All lines from the beginning of the listing through the line with "import * as d3 from 'd3';" are to be copied word for word; the pictures are not.

**Information supplied**
+--

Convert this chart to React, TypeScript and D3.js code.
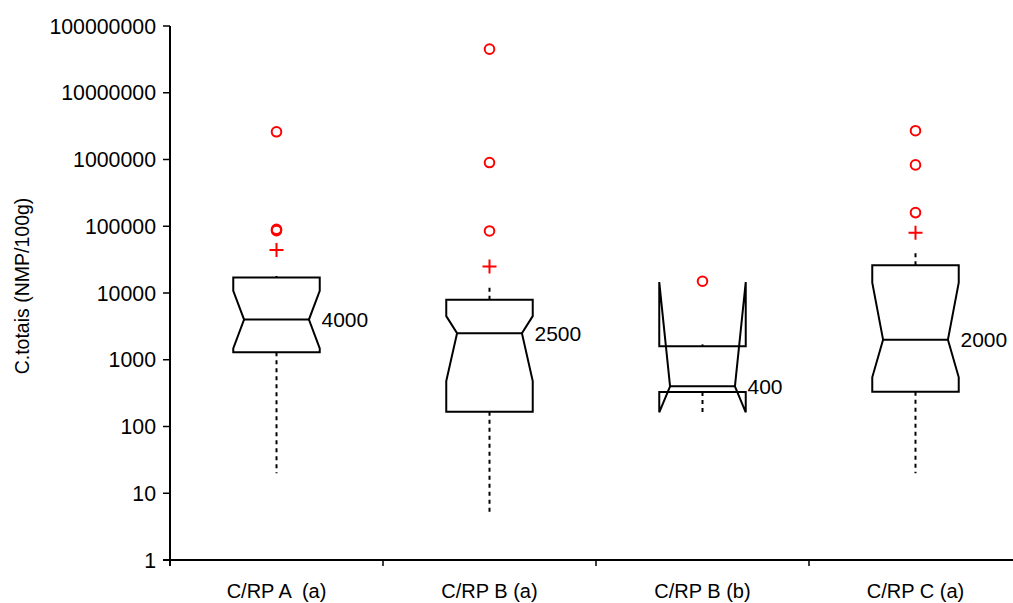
import { useEffect, useRef } from 'react';
import * as d3 from 'd3';

// box statistics (NMP/100g, log axis)
const categories = ['C/RP A  (a)', 'C/RP B (a)', 'C/RP B (b)', 'C/RP C (a)'];
const q1 = [1300, 166, 330, 332];
const medians = [4000, 2500, 400, 2000];
const q3 = [17000, 7900, 1600, 26000];
const notchLow = [1480, 480, 163, 546];
const notchHigh = [10800, 4500, 14600, 14300];
const whiskerLow = [20, 5, 160, 20];
const whiskerHigh = [18000, 13000, 1700, 44000];
const means = [44000, 25000, null, 80000];
const outliers = [
  [2600000, 90000, 86000],
  [45000000, 900000, 85000],
  [15000],
  [2700000, 830000, 160000],
];
const medianLabels = ['4000', '2500', '400', '2000'];
const yTicks = [1, 10, 100, 1000, 10000, 100000, 1000000, 10000000, 100000000];

const font = '"Liberation Sans", Arial, sans-serif';

const App = () => {
  const svgRef = useRef<SVGSVGElement>(null);

  useEffect(() => {
    const svg = d3.select(svgRef.current);
    svg.selectAll('*').remove();

    const y = d3.scaleLog().domain([1, 1e8]).range([560, 26]);
    const x = d3.scaleBand().domain(categories).range([170, 1022]).padding(0);
    const half = x.bandwidth() * 0.203;
    const inset = half * 0.25;

    // axes
    svg.append('line')
      .attr('x1', 170).attr('x2', 170)
      .attr('y1', y(1e8)).attr('y2', 566)
      .attr('stroke', '#000').attr('stroke-width', 2);
    svg.append('line')
      .attr('x1', 163).attr('x2', 1013)
      .attr('y1', y(1)).attr('y2', y(1))
      .attr('stroke', '#000').attr('stroke-width', 2);

    yTicks.forEach(t => {
      svg.append('line')
        .attr('x1', 163).attr('x2', 170)
        .attr('y1', y(t)).attr('y2', y(t))
        .attr('stroke', '#000').attr('stroke-width', 1.5);
      svg.append('text')
        .attr('x', 156).attr('y', y(t))
        .attr('dy', '0.36em')
        .attr('text-anchor', 'end')
        .attr('font-family', font)
        .attr('font-size', 21.3)
        .text(String(t));
    });

    categories.forEach((c, i) => {
      const x0 = x(c)!;
      if (i > 0) {
        svg.append('line')
          .attr('x1', x0).attr('x2', x0)
          .attr('y1', y(1)).attr('y2', 566)
          .attr('stroke', '#000').attr('stroke-width', 1.5);
      }
      svg.append('text')
        .attr('x', x0 + x.bandwidth() / 2).attr('y', 598)
        .attr('text-anchor', 'middle')
        .attr('font-family', font)
        .attr('font-size', 20)
        .style('white-space', 'pre')
        .text(c);
    });

    svg.append('text')
      .attr('transform', `translate(29, ${(y(1e8) + y(1)) / 2 - 7}) rotate(-90)`)
      .attr('text-anchor', 'middle')
      .attr('font-family', font)
      .attr('font-size', 19.5)
      .text('C.totais (NMP/100g)');

    // boxes
    categories.forEach((c, i) => {
      const cx = x(c)! + x.bandwidth() / 2;
      const L = cx - half;
      const R = cx + half;

      const dashed = (a: number, b: number) =>
        svg.append('line')
          .attr('x1', cx).attr('x2', cx)
          .attr('y1', y(a)).attr('y2', y(b))
          .attr('stroke', '#000').attr('stroke-width', 2)
          .attr('stroke-dasharray', '4,4');
      dashed(q1[i], whiskerLow[i]);
      dashed(q3[i], whiskerHigh[i]);

      const pts: [number, number][] = [
        [L, y(q1[i])],
        [L, y(notchLow[i])],
        [L + inset, y(medians[i])],
        [L, y(notchHigh[i])],
        [L, y(q3[i])],
        [R, y(q3[i])],
        [R, y(notchHigh[i])],
        [R - inset, y(medians[i])],
        [R, y(notchLow[i])],
        [R, y(q1[i])],
      ];
      svg.append('path')
        .attr('d', d3.line()(pts) + 'Z')
        .attr('fill', 'none')
        .attr('stroke', '#000')
        .attr('stroke-width', 2)
        .attr('stroke-linejoin', 'miter');

      svg.append('line')
        .attr('x1', L + inset).attr('x2', R - inset)
        .attr('y1', y(medians[i])).attr('y2', y(medians[i]))
        .attr('stroke', '#000').attr('stroke-width', 2);

      svg.append('text')
        .attr('x', cx + 45).attr('y', y(medians[i]))
        .attr('dy', '0.36em')
        .attr('font-family', font)
        .attr('font-size', 21)
        .text(medianLabels[i]);

      const m = means[i];
      if (m != null) {
        svg.append('path')
          .attr('d', `M${cx - 7},${y(m)}H${cx + 7}M${cx},${y(m) - 7}V${y(m) + 7}`)
          .attr('stroke', '#ff0000').attr('stroke-width', 2);
      }

      outliers[i].forEach(v => {
        svg.append('circle')
          .attr('cx', cx).attr('cy', y(v))
          .attr('r', 4.8)
          .attr('fill', 'none')
          .attr('stroke', '#ff0000')
          .attr('stroke-width', 2);
      });
    });
  }, []);

  return (
    <svg
      ref={svgRef}
      width="1013"
      height="603"
      viewBox="0 0 1013 603"
      style={{ position: 'absolute', left: 0, top: 0, background: '#fff' }}
    ></svg>
  );
};

export default App;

+--

**Exercise result**
Convert this chart to React, TypeScript and D3.js code.
import { useEffect, useRef } from 'react';
import * as d3 from 'd3';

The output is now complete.